> _Instruction_: Faithfully return all lines, omitting every embedded picture.
■ ■ ■ ■ ■ ■ ■
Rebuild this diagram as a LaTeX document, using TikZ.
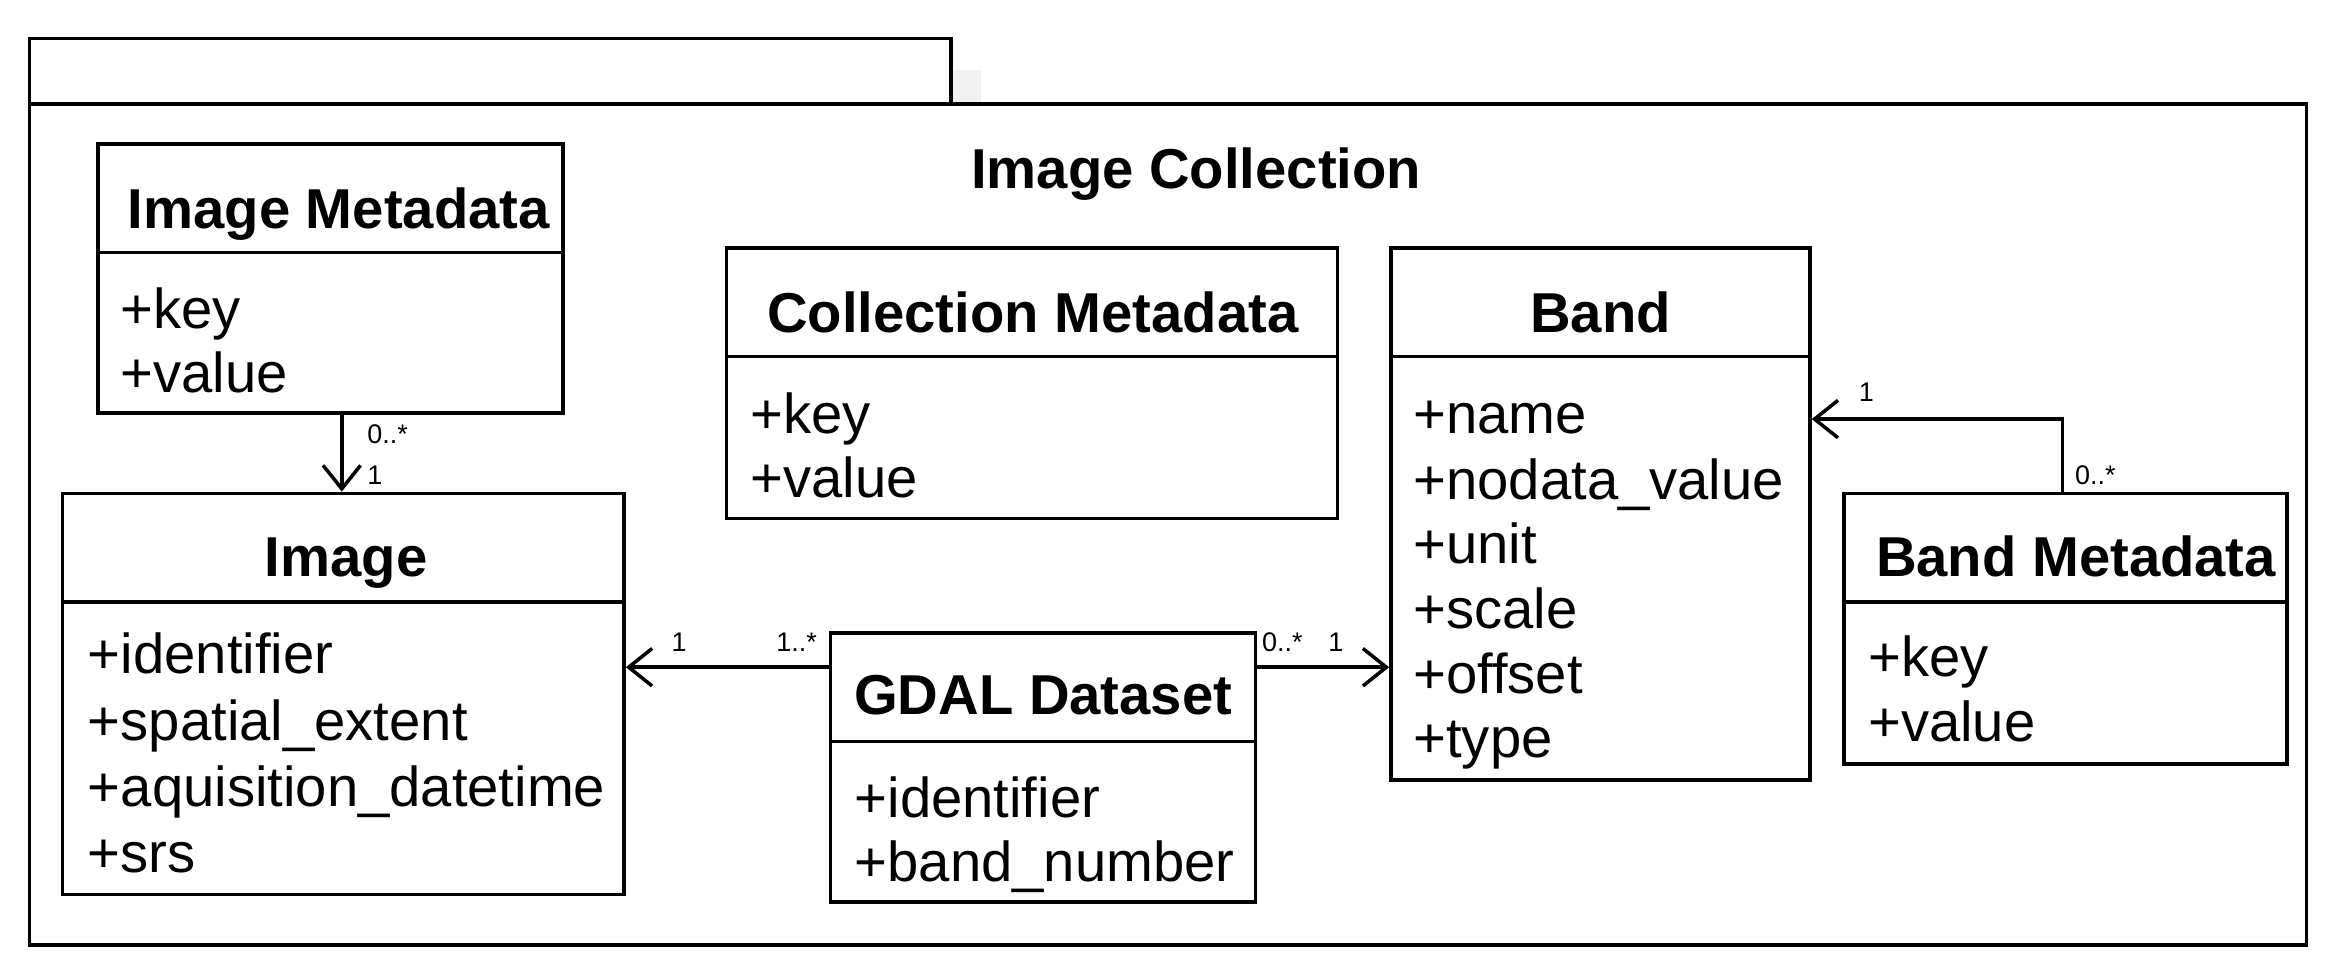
\documentclass[tikz,border=0pt]{standalone}
\usepackage{fontspec}
\setmainfont{Liberation Sans}
\usetikzlibrary{fit,arrows.meta}
\begin{document}
\begin{tikzpicture}[x=0.04458cm,y=-0.04458cm,line width=3pt,
  box/.style={draw,inner sep=0pt,fit={#1}},
  ttl/.style={font=\fontsize{48}{54}\selectfont\bfseries,anchor=base},
  att/.style={font=\fontsize{48}{54}\selectfont,anchor=base west,inner sep=0pt},
  mul/.style={font=\fontsize{23}{26}\selectfont,inner sep=0pt},
  arr/.style={-{Straight Barb[length=20pt,width=32pt,line width=3pt]}}]
\useasboundingbox (0,0) rectangle (1569.3,658.8);
% package frame
\fill[gray!12] (640,47) rectangle (660,70);
\node[box={(20,26)(640,70)}] (tab) {};
\node[box={(20,70)(1552,636)}] (pkg) {};
\node[ttl] (pt) at (805,127) {Image Collection};
% Image Metadata
\node[box={(66,97)(379,278)}] (im) {};
\draw (66,170) -- (379,170);
\node[ttl] at (228,154) {Image Metadata};
\node[att] at (80,221) {+key};
\node[att] at (80,264) {+value};
% Image
\node[box={(42,332)(420,602)}] (img) {};
\draw (42,405) -- (420,405);
\node[ttl] at (233,388) {Image};
\node[att] at (58,453) {+identifier};
\node[att] at (58,498) {+spatial\_extent};
\node[att] at (58,543) {+aquisition\_datetime};
\node[att] at (58,587) {+srs};
% Collection Metadata
\node[box={(489,167)(900,349)}] (cm) {};
\draw (489,240) -- (900,240);
\node[ttl] at (695,224) {Collection Metadata};
\node[att] at (504,292) {+key};
\node[att] at (504,335) {+value};
% Band
\node[box={(936,167)(1218,525)}] (band) {};
\draw (936,240) -- (1218,240);
\node[ttl] at (1077,224) {Band};
\node[att] at (950,292) {+name};
\node[att] at (950,336) {+nodata\_value};
\node[att] at (950,379) {+unit};
\node[att] at (950,423) {+scale};
\node[att] at (950,467) {+offset};
\node[att] at (950,510) {+type};
% Band Metadata
\node[box={(1241,332)(1539,514)}] (bm) {};
\draw (1241,405) -- (1539,405);
\node[ttl] at (1397,388) {Band Metadata};
\node[att] at (1256,455) {+key};
\node[att] at (1256,499) {+value};
% GDAL Dataset
\node[box={(559,426)(845,607)}] (gd) {};
\draw (559,499) -- (845,499);
\node[ttl] at (702,481) {GDAL Dataset};
\node[att] at (574,550) {+identifier};
\node[att] at (574,593) {+band\_number};
% connectors
\draw[arr] (im.south -| 230,0) -- (img.north -| 230,0);
\node[mul,anchor=west] at (246,292) {0..*};
\node[mul,anchor=west] at (246,320) {1};
\draw[arr] (gd.west |- 0,449) -- (img.east |- 0,449);
\node[mul] at (457,432) {1};
\node[mul] at (536,432) {1..*};
\node[mul] at (863,432) {0..*};
\node[mul] at (899,432) {1};
\draw[arr] (gd.east |- 0,449) -- (band.west |- 0,449);
\draw[arr] (bm.north -| 1388,0) -- (1388,282) -- (band.east |- 0,282);
\node[mul] at (1256,264) {1};
\node[mul] at (1410,320) {0..*};
\end{tikzpicture}
\end{document}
■ ■ ■ ■ ■ ■ ■
> _Exercise result_:
Rebuild this diagram as a LaTeX document, using TikZ.
\documentclass[tikz,border=0pt]{standalone}
\usepackage{fontspec}
\setmainfont{Liberation Sans}
\usetikzlibrary{fit,arrows.meta}
\begin{document}
\begin{tikzpicture}[x=0.04458cm,y=-0.04458cm,line width=3pt,
  box/.style={draw,inner sep=0pt,fit={#1}},
  ttl/.style={font=\fontsize{48}{54}\selectfont\bfseries,anchor=base},
  att/.style={font=\fontsize{48}{54}\selectfont,anchor=base west,inner sep=0pt},
  mul/.style={font=\fontsize{23}{26}\selectfont,inner sep=0pt},
  arr/.style={-{Straight Barb[length=20pt,width=32pt,line width=3pt]}}]
\useasboundingbox (0,0) rectangle (1569.3,658.8);
% package frame
\fill[gray!12] (640,47) rectangle (660,70);
\node[box={(20,26)(640,70)}] (tab) {};
\node[box={(20,70)(1552,636)}] (pkg) {};
\node[ttl] (pt) at (805,127) {Image Collection};
% Image Metadata
\node[box={(66,97)(379,278)}] (im) {};
\draw (66,170) -- (379,170);
\node[ttl] at (228,154) {Image Metadata};
\node[att] at (80,221) {+key};
\node[att] at (80,264) {+value};
% Image
\node[box={(42,332)(420,602)}] (img) {};
\draw (42,405) -- (420,405);
\node[ttl] at (233,388) {Image};
\node[att] at (58,453) {+identifier};
\node[att] at (58,498) {+spatial\_extent};
\node[att] at (58,543) {+aquisition\_datetime};
\node[att] at (58,587) {+srs};
% Collection Metadata
\node[box={(489,167)(900,349)}] (cm) {};
\draw (489,240) -- (900,240);
\node[ttl] at (695,224) {Collection Metadata};
\node[att] at (504,292) {+key};
\node[att] at (504,335) {+value};
% Band
\node[box={(936,167)(1218,525)}] (band) {};
\draw (936,240) -- (1218,240);
\node[ttl] at (1077,224) {Band};
\node[att] at (950,292) {+name};
\node[att] at (950,336) {+nodata\_value};
\node[att] at (950,379) {+unit};
\node[att] at (950,423) {+scale};
\node[att] at (950,467) {+offset};
\node[att] at (950,510) {+type};
% Band Metadata
\node[box={(1241,332)(1539,514)}] (bm) {};
\draw (1241,405) -- (1539,405);
\node[ttl] at (1397,388) {Band Metadata};
\node[att] at (1256,455) {+key};
\node[att] at (1256,499) {+value};
% GDAL Dataset
\node[box={(559,426)(845,607)}] (gd) {};
\draw (559,499) -- (845,499);
\node[ttl] at (702,481) {GDAL Dataset};
\node[att] at (574,550) {+identifier};
\node[att] at (574,593) {+band\_number};
% connectors
\draw[arr] (im.south -| 230,0) -- (img.north -| 230,0);
\node[mul,anchor=west] at (246,292) {0..*};
\node[mul,anchor=west] at (246,320) {1};
\draw[arr] (gd.west |- 0,449) -- (img.east |- 0,449);
\node[mul] at (457,432) {1};
\node[mul] at (536,432) {1..*};
\node[mul] at (863,432) {0..*};
\node[mul] at (899,432) {1};
\draw[arr] (gd.east |- 0,449) -- (band.west |- 0,449);
\draw[arr] (bm.north -| 1388,0) -- (1388,282) -- (band.east |- 0,282);
\node[mul] at (1256,264) {1};
\node[mul] at (1410,320) {0..*};
\end{tikzpicture}
\end{document}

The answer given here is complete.